Even the subtle approach, though, is no guarantee that the relationship will improve after therapy. It can seem unfair but the partner who hasn't chosen therapy still has to work just as hard to change and move on. Psychotherapist Gladeana McMahon explains, "It really depends on the personality of the other person in the couple. A classic case is where one partner complains the other isn't assertive enough. So he or she seeks therapy and stands up to their partner who then leaves. What the partner really meant is: be more assertive but not with me."

McMahon always encourages clients to talk these issues through and to emphasise that, if they begin to behave differently, to some extent so must their partner. "If a person changes then that's the person they want to be - all the therapist can do is help them reach that goal." Perhaps if you feel the main reason you're choosing therapy is your relationship, the answer could be to seek joint counselling, like Courtney Cox and her partner David Arquette.
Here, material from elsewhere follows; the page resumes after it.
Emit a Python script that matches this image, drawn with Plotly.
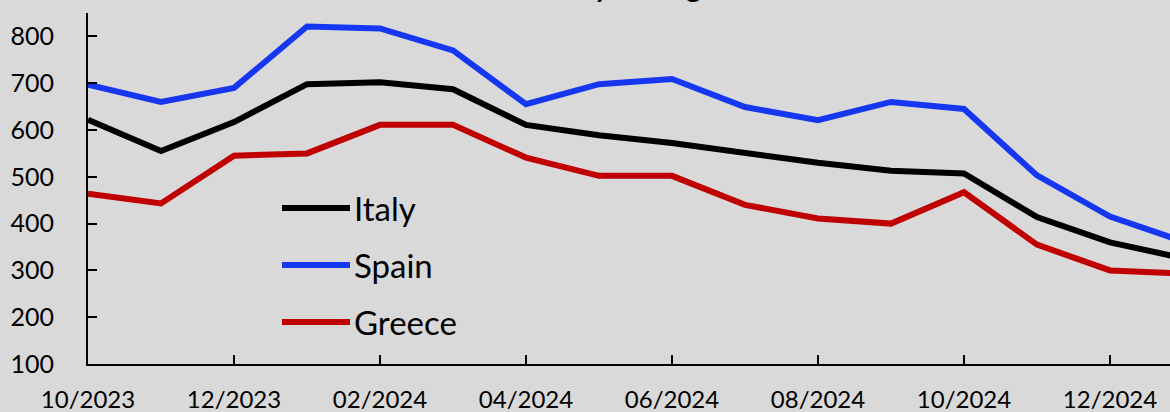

At least this rules out any feelings of exclusion. It also shows a shared commitment to improving the relationship - another inequality that individual therapy can highlight. Then again, there are benefits in being able to tell your therapist things you'd never express to your partner. As Deborah says, "Jon was probably quite relieved when I began to offload some of my frustrations onto the therapist instead of him. I was dealing with certain problems and sorting things out for myself. I learnt to stand up for myself without relying on him and that's really what improved our relationship."